Altogether, the system can coast for a relatively long time—5 to 10 minutes or longer—without GNSS data, and without expensive hardware.


Multipath Mitigation

When GNSS and inertial technologies are combined for challenging environments, identification of GNSS measurement outliers, mainly caused by multipath, and excluding them from the data fusion becomes key to the process. GIVE includes algorithms to detect and exclude bad measurements, thus negating multipath effects. Multipath mitigation in the engine has two levels of protection:

• INS-based statistical gating: residual screening of the tightly coupled Kalman filter

• Probabilistic data association filtering (PDAF): adaptive weighting that incorporates probability of missed-detection

Measurement quality control can be accomplished most efficiently by predicting GNSS measurements values based on the inertial solution; comparing predicted and actual measurements; and, then discarding measurements with large discrepancies. GIVE applies INS-based statistical gating to eliminate those GNSS measurements that do not agree with their values predicted based on inertial outputs.

PDAF further mitigates the influence of outliers that pass through the residual check. PDAF modifies the Kalman filer estimation step by directly incorporating a probability of outlier missed-detection into the measurement/prediction weighting scheme. The use of PDAF proves particularly beneficial for “transitioning” cases, from GNSS-denied to GNSS-challenged, such as exiting from a tunnel into an urban canyon. For such cases, residual sigma bounds are increased due to unmitigated inertial drift, and multipath errors can leak through leading to detrimental effects on the navigation performance. De-weighting of potentially corrupted measurements based on their respective missed-detection probabilities significantly improves the robustness of the multipath mitigation performance.

Carrier-Phase Processing

The engine also takes advantage of temporal carrier-phase differences over time. Temporal differencing eliminates integer ambiguities while capturing the underlying motion dynamic for the INS error-state estimation. The use of temporal differences is particularly beneficial for the identification and removal of close-range non-line-of-sight (NLOS) multipath errors. It may be challenging to identify multipath signals reflected by buildings within a close range in the range domain. Yet, significant Doppler differences are generally present, due to the difference in LOS between direct and multipath signals, which makes multipath errors readily distinguishable in the temporal phase domain.
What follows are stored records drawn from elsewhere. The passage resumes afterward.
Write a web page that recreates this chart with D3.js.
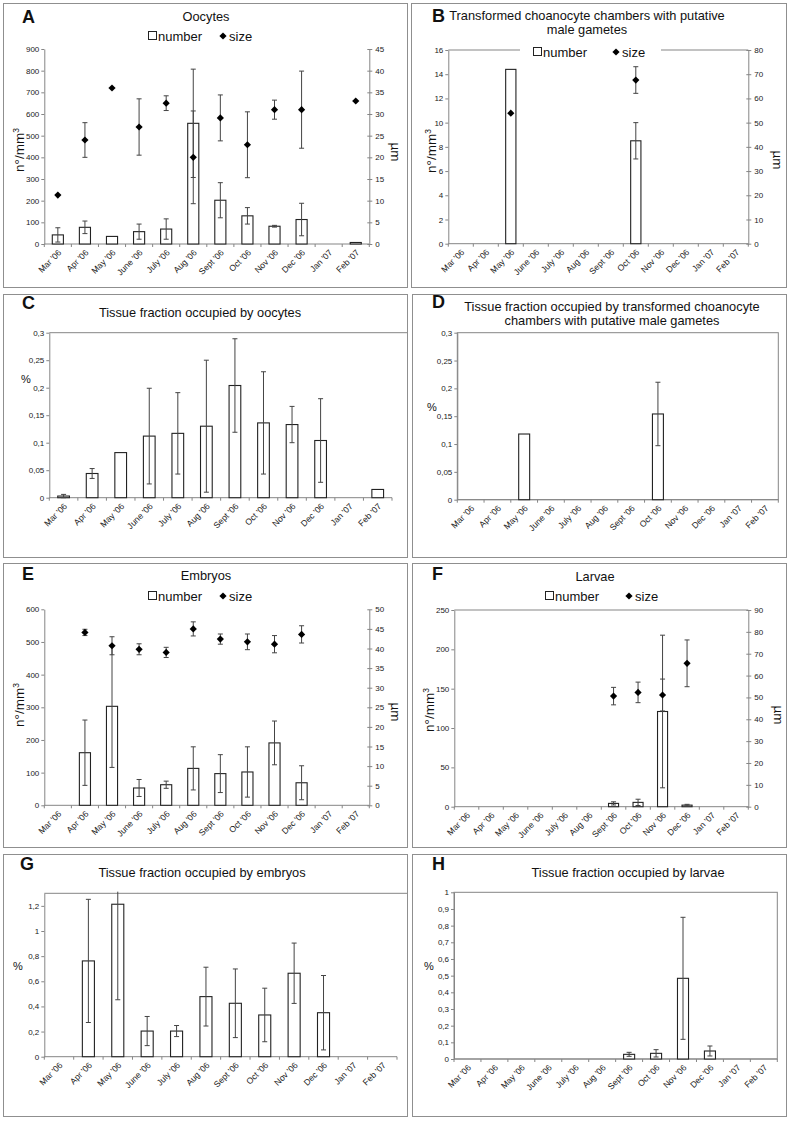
<!DOCTYPE html>
<meta charset="utf-8">
<head>
<style>
body { margin: 0; background: #fff; }
svg { display: block; font-family: "Liberation Sans", Arial, sans-serif; }
.frame { fill: none; stroke: #8f8f8f; stroke-width: 1px; }
.axis path, .axis line, .pline { stroke: #858585; fill: none; stroke-width: 1px; }
.axis text { font-size: 8px; fill: #1a1a1a; }
.axis text.xl { font-size: 8.6px; }
.bar { fill: #fff; stroke: #222; stroke-width: 1.1px; }
.err { stroke: #444; stroke-width: 1px; }
.title { font-size: 12.8px; fill: #111; text-anchor: middle; }
.letter { font-size: 18px; font-weight: bold; fill: #111; }
.legend { font-size: 13px; fill: #111; }
.ytitle { font-size: 13.5px; fill: #111; }
.pct { font-size: 11px; fill: #111; }
</style>
</head>
<body>
<script src="https://d3js.org/d3.v7.min.js"></script>
<script>
// months on the x axis of every panel
var months = ["Mar '06", "Apr '06", "May '06", "June '06", "July '06", "Aug '06",
              "Sept '06", "Oct '06", "Nov '06", "Dec '06", "Jan '07", "Feb '07"];

// A - oocytes (number n°/mm3 and size µm, with sd)
var oocyteNumber   = [42, 77, 35, 57, 69, 557, 202, 130, 82, 113, null, 7];
var oocyteNumberSd = [33, 29, 0, 35, 47, 250, 81, 38, 4, 75, null, 0];
var oocyteSize     = [11.3, 24, 36, 27, 32.5, 20, 29.1, 22.9, 31, 31, null, 33];
var oocyteSizeSd   = [0, 4, 0, 6.5, 1.7, 10.7, 5.3, 7.6, 2.2, 8.9, null, 0];

// B - transformed choanocyte chambers
var chamberNumber   = [null, null, 14.4, null, null, null, null, 8.5, null, null, null, null];
var chamberNumberSd = [null, null, 0, null, null, null, null, 1.5, null, null, null, null];
var chamberSize     = [null, null, 53.9, null, null, null, null, 67.6, null, null, null, null];
var chamberSizeSd   = [null, null, 0, null, null, null, null, 5.5, null, null, null, null];

// C - tissue fraction, oocytes (%)
var oocyteFraction   = [0.003, 0.044, 0.082, 0.112, 0.117, 0.130, 0.204, 0.136, 0.133, 0.104, null, 0.015];
var oocyteFractionSd = [0.003, 0.009, 0, 0.087, 0.074, 0.12, 0.085, 0.093, 0.033, 0.076, null, 0];

// D - tissue fraction, chambers (%)
var chamberFraction   = [null, null, 0.118, null, null, null, null, 0.154, null, null, null, null];
var chamberFractionSd = [null, null, 0, null, null, null, null, 0.057, null, null, null, null];

// E - embryos
var embryoNumber   = [null, 161, 303, 53, 63, 113, 97, 102, 191, 69, null, null];
var embryoNumberSd = [null, 100, 187, 26, 11, 66, 58, 77, 67, 52, null, null];
var embryoSize     = [null, 44.1, 40.7, 39.8, 39.0, 45.0, 42.4, 41.7, 41.1, 43.6, null, null];
var embryoSizeSd   = [null, 0.8, 2.3, 1.4, 1.3, 1.8, 1.3, 2.0, 2.2, 2.2, null, null];

// F - larvae
var larvaNumber   = [null, null, null, null, null, null, 4.2, 5.5, 121, 2, null, null];
var larvaNumberSd = [null, null, null, null, null, null, 2, 4, 97, 1, null, null];
var larvaSize     = [null, null, null, null, null, null, 50.6, 52.3, 51.1, 65.6, null, null];
var larvaSizeSd   = [null, null, null, null, null, null, 4, 4.7, 7.3, 10.7, null, null];

// G - tissue fraction, embryos (%)
var embryoFraction   = [null, 0.762, 1.213, 0.204, 0.204, 0.478, 0.425, 0.332, 0.664, 0.350, null, null];
var embryoFractionSd = [null, 0.49, 0.76, 0.116, 0.044, 0.234, 0.273, 0.213, 0.24, 0.296, null, null];

// H - tissue fraction, larvae (%)
var larvaFraction   = [null, null, null, null, null, null, 0.028, 0.034, 0.484, 0.048, null, null];
var larvaFractionSd = [null, null, null, null, null, null, 0.012, 0.022, 0.366, 0.03, null, null];

// tick values
var ticksA  = [0, 100, 200, 300, 400, 500, 600, 700, 800, 900];
var ticksA2 = [0, 5, 10, 15, 20, 25, 30, 35, 40, 45];
var ticksB  = [0, 2, 4, 6, 8, 10, 12, 14, 16];
var ticksB2 = [0, 10, 20, 30, 40, 50, 60, 70, 80];
var ticksCD = [0, 0.05, 0.1, 0.15, 0.2, 0.25, 0.3];
var ticksE  = [0, 100, 200, 300, 400, 500, 600];
var ticksE2 = [0, 5, 10, 15, 20, 25, 30, 35, 40, 45, 50];
var ticksF  = [0, 50, 100, 150, 200, 250];
var ticksF2 = [0, 10, 20, 30, 40, 50, 60, 70, 80, 90];
var ticksG  = [0, 0.2, 0.4, 0.6, 0.8, 1, 1.2];
var ticksH  = [0, 0.1, 0.2, 0.3, 0.4, 0.5, 0.6, 0.7, 0.8, 0.9, 1];

var svg = d3.select("body").append("svg")
    .attr("width", 791)
    .attr("height", 1121);

var comma = function(d) { return String(+d.toFixed(3)).replace(".", ","); };

var panels = [
  { letter: "A", frame: [3, 3, 407, 287], lx: 22, ly: 23,
    plot: [44.3, 369.3, 49, 244], yMax: 900, ticks: ticksA, y2Max: 45, ticks2: ticksA2,
    bars: oocyteNumber, barsSd: oocyteNumberSd, pts: oocyteSize, ptsSd: oocyteSizeSd,
    title: ["Oocytes"], tx: 206, ty: [21],
    legend: { box: 148, dia: 223, y: 36 }, yt: [24, 150], um: [396, 152] },
  { letter: "B", frame: [411, 3, 786, 287], lx: 432, ly: 22,
    plot: [448.3, 748.3, 50, 243.7], yMax: 16, ticks: ticksB, y2Max: 80, ticks2: ticksB2,
    bars: chamberNumber, barsSd: chamberNumberSd, pts: chamberSize, ptsSd: chamberSizeSd,
    title: ["Transformed choanocyte chambers with putative", "male gametes"], tx: 587, ty: [20, 34],
    border: "top", legend: { box: 533, dia: 616, y: 52, bg: [520, 661] }, yt: [436, 151], um: [778, 160] },
  { letter: "C", frame: [3, 294, 407, 557], lx: 22, ly: 309,
    plot: [49.3, 392, 332.7, 497.7], yMax: 0.3, ticks: ticksCD, fmt: comma,
    bars: oocyteFraction, barsSd: oocyteFractionSd,
    title: ["Tissue fraction occupied by oocytes"], tx: 200, ty: [317],
    border: "topfull", pct: [21, 383] },
  { letter: "D", frame: [412, 294, 786, 557], lx: 432, ly: 308,
    plot: [457.3, 778.3, 332.7, 499.7], yMax: 0.3, ticks: ticksCD, fmt: comma,
    bars: chamberFraction, barsSd: chamberFractionSd,
    title: ["Tissue fraction occupied by transformed choanocyte", "chambers with putative male gametes"],
    tx: 612, ty: [311, 325], border: "box", pct: [427, 411] },
  { letter: "E", frame: [3, 563, 407, 847], lx: 22, ly: 580,
    plot: [44.3, 369.3, 609.3, 805.3], yMax: 600, ticks: ticksE, y2Max: 50, ticks2: ticksE2,
    bars: embryoNumber, barsSd: embryoNumberSd, pts: embryoSize, ptsSd: embryoSizeSd,
    title: ["Embryos"], tx: 206, ty: [580],
    legend: { box: 148, dia: 223, y: 596 }, yt: [24, 705], um: [396, 712] },
  { letter: "F", frame: [412, 563, 786, 847], lx: 432, ly: 580,
    plot: [454.3, 748.3, 610, 806.7], yMax: 250, ticks: ticksF, y2Max: 90, ticks2: ticksF2,
    bars: larvaNumber, barsSd: larvaNumberSd, pts: larvaSize, ptsSd: larvaSizeSd,
    title: ["Larvae"], tx: 595, ty: [581],
    border: "top", legend: { box: 545, dia: 629, y: 596 }, yt: [434, 710], um: [779, 715] },
  { letter: "G", frame: [3, 854, 407, 1116], lx: 20, ly: 870,
    plot: [44.3, 397, 893.3, 1056.7], yMax: 1.3, ticks: ticksG, fmt: comma,
    bars: embryoFraction, barsSd: embryoFractionSd,
    title: ["Tissue fraction occupied by embryos"], tx: 202, ty: [877],
    border: "topfull", pct: [13, 970] },
  { letter: "H", frame: [412, 854, 786, 1116], lx: 432, ly: 870,
    plot: [454, 777.3, 892.3, 1059], yMax: 1, ticks: ticksH, fmt: comma,
    bars: larvaFraction, barsSd: larvaFractionSd,
    title: ["Tissue fraction occupied by larvae"], tx: 628, ty: [877],
    border: "box", pct: [424, 970] }
];

var diamond = d3.symbol().type(d3.symbolSquare).size(26);

function errBar(g, cx, y, v, sd) {
  if (!sd) return;
  var top = v + sd, bot = Math.max(0, v - sd);
  var clipped = top > y.domain()[1];
  g.append("line").attr("class", "err")
    .attr("x1", cx).attr("x2", cx)
    .attr("y1", y(Math.min(top, y.domain()[1] * 1.01))).attr("y2", y(bot));
  if (!clipped)
    g.append("line").attr("class", "err")
      .attr("x1", cx - 2.5).attr("x2", cx + 2.5).attr("y1", y(top)).attr("y2", y(top));
  g.append("line").attr("class", "err")
    .attr("x1", cx - 2.5).attr("x2", cx + 2.5).attr("y1", y(bot)).attr("y2", y(bot));
}

function drawPanel(p) {
  var g = svg.append("g");
  var f = p.frame;
  var x0 = p.plot[0], x1 = p.plot[1], yTop = p.plot[2], yBot = p.plot[3];

  g.append("rect").attr("class", "frame")
    .attr("x", f[0] + 0.5).attr("y", f[1] + 0.5)
    .attr("width", f[2] - f[0]).attr("height", f[3] - f[1]);

  var x = d3.scaleBand().domain(months).range([x0, x1]);
  var bw = x.bandwidth();
  var y = d3.scaleLinear().domain([0, p.yMax]).range([yBot, yTop]);

  // plot area border
  if (p.border === "box") {
    g.append("rect").attr("class", "pline")
      .attr("x", x0).attr("y", yTop).attr("width", x1 - x0).attr("height", yBot - yTop);
  } else if (p.border === "top") {
    g.append("line").attr("class", "pline")
      .attr("x1", x0).attr("x2", x1).attr("y1", yTop).attr("y2", yTop);
  } else if (p.border === "topfull") {
    g.append("line").attr("class", "pline")
      .attr("x1", x0).attr("x2", f[2]).attr("y1", yTop).attr("y2", yTop);
  }

  // x axis: ticks on category boundaries, labels under category centres
  var xa = g.append("g").attr("class", "axis");
  xa.append("line").attr("x1", x0).attr("x2", x1).attr("y1", yBot).attr("y2", yBot);
  xa.selectAll(".bt").data(months.concat(["end"])).enter().append("line")
    .attr("x1", function(d) { return d === "end" ? x1 : x(d); })
    .attr("x2", function(d) { return d === "end" ? x1 : x(d); })
    .attr("y1", yBot).attr("y2", yBot + 3);
  xa.selectAll("text").data(months).enter().append("text")
    .attr("class", "xl")
    .attr("transform", function(d) {
      return "translate(" + (x(d) + bw / 2 + 2) + "," + (yBot + 7) + ") rotate(-45)";
    })
    .attr("text-anchor", "end")
    .attr("dy", "0.35em")
    .text(function(d) { return d; });

  // left axis
  g.append("g").attr("class", "axis")
    .attr("transform", "translate(" + x0 + ",0)")
    .call(d3.axisLeft(y).tickValues(p.ticks).tickSize(3).tickSizeOuter(0)
      .tickFormat(p.fmt || function(d) { return d; }))
    .call(function(a) { a.selectAll("text").attr("x", -5); });

  var y2 = null;
  if (p.y2Max) {
    y2 = d3.scaleLinear().domain([0, p.y2Max]).range([yBot, yTop]);
    g.append("g").attr("class", "axis")
      .attr("transform", "translate(" + x1 + ",0)")
      .call(d3.axisRight(y2).tickValues(p.ticks2).tickSize(3).tickSizeOuter(0))
      .call(function(a) {
        a.selectAll(".tick line").attr("x1", -2);
        a.selectAll("text").attr("x", 6);
      });
  }

  // bars
  var barFrac = 0.41;
  var bars = months.map(function(m, i) { return { m: m, v: p.bars[i], sd: p.barsSd[i] }; })
    .filter(function(d) { return d.v != null; });
  g.selectAll(".bar").data(bars).enter().append("rect").attr("class", "bar")
    .attr("x", function(d) { return x(d.m) + bw * (1 - barFrac) / 2; })
    .attr("width", bw * barFrac)
    .attr("y", function(d) { return y(d.v); })
    .attr("height", function(d) { return y(0) - y(d.v); });
  bars.forEach(function(d) { errBar(g, x(d.m) + bw / 2, y, d.v, d.sd); });

  // size points
  if (p.pts) {
    var pts = months.map(function(m, i) { return { m: m, v: p.pts[i], sd: p.ptsSd[i] }; })
      .filter(function(d) { return d.v != null; });
    pts.forEach(function(d) { errBar(g, x(d.m) + bw / 2, y2, d.v, d.sd); });
    g.selectAll(".pt").data(pts).enter().append("path")
      .attr("d", diamond)
      .attr("fill", "#000")
      .attr("transform", function(d) {
        return "translate(" + (x(d.m) + bw / 2) + "," + y2(d.v) + ") rotate(45)";
      });
  }

  // panel letter and title
  g.append("text").attr("class", "letter").attr("x", p.lx).attr("y", p.ly).text(p.letter);
  p.title.forEach(function(t, i) {
    g.append("text").attr("class", "title").attr("x", p.tx).attr("y", p.ty[i]).text(t);
  });

  // legend
  if (p.legend) {
    var L = p.legend;
    if (L.bg) {
      g.append("rect").attr("x", L.bg[0]).attr("y", L.y - 8)
        .attr("width", L.bg[1] - L.bg[0]).attr("height", 16).attr("fill", "#fff");
    }
    g.append("rect").attr("x", L.box + 0.5).attr("y", L.y - 4.5).attr("width", 8).attr("height", 8)
      .attr("fill", "#fff").attr("stroke", "#222").attr("stroke-width", 1);
    g.append("text").attr("class", "legend").attr("x", L.box + 10).attr("y", L.y + 4.5).text("number");
    g.append("path").attr("d", diamond).attr("fill", "#000")
      .attr("transform", "translate(" + L.dia + "," + L.y + ") rotate(45)");
    g.append("text").attr("class", "legend").attr("x", L.dia + 6).attr("y", L.y + 4.5).text("size");
  }

  // axis titles
  if (p.yt) {
    var yt = g.append("text").attr("class", "ytitle")
      .attr("transform", "translate(" + p.yt[0] + "," + p.yt[1] + ") rotate(-90)")
      .attr("text-anchor", "middle");
    yt.append("tspan").text("n°/mm");
    yt.append("tspan").attr("dy", -5).attr("font-size", "8.5px").text("3");
    g.append("text").attr("class", "ytitle")
      .attr("transform", "translate(" + p.um[0] + "," + p.um[1] + ") rotate(90)")
      .attr("text-anchor", "middle").attr("dy", "0.35em")
      .text("µm");
  }
  if (p.pct) {
    g.append("text").attr("class", "pct").attr("x", p.pct[0]).attr("y", p.pct[1]).text("%");
  }
}

panels.forEach(drawPanel);
</script>
</body>
</html>
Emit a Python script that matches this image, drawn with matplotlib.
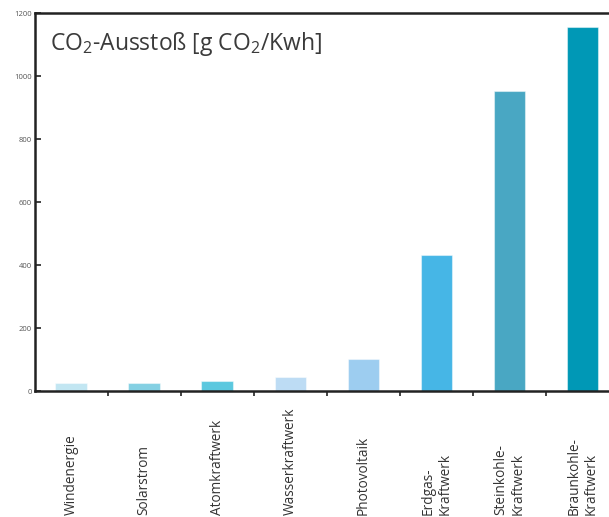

Extensive test results in difficult urban environments in Chicago, San Francisco, Atlanta metropolitan centers and elsewhere have demonstrated consistent navigation performance in harsh GNSS environments. Figures 1 and 2 show some of the results of those tests.

GIVE can be installed as an after-market device on almost any vehicle; it can also be ported onto the user’s smartphone.

GIVE is a product of QuNav, founded by Andrey Soloviev and based in Fort Walton Beach, Florida. The technology was showcased at ION GNSS+ 2019.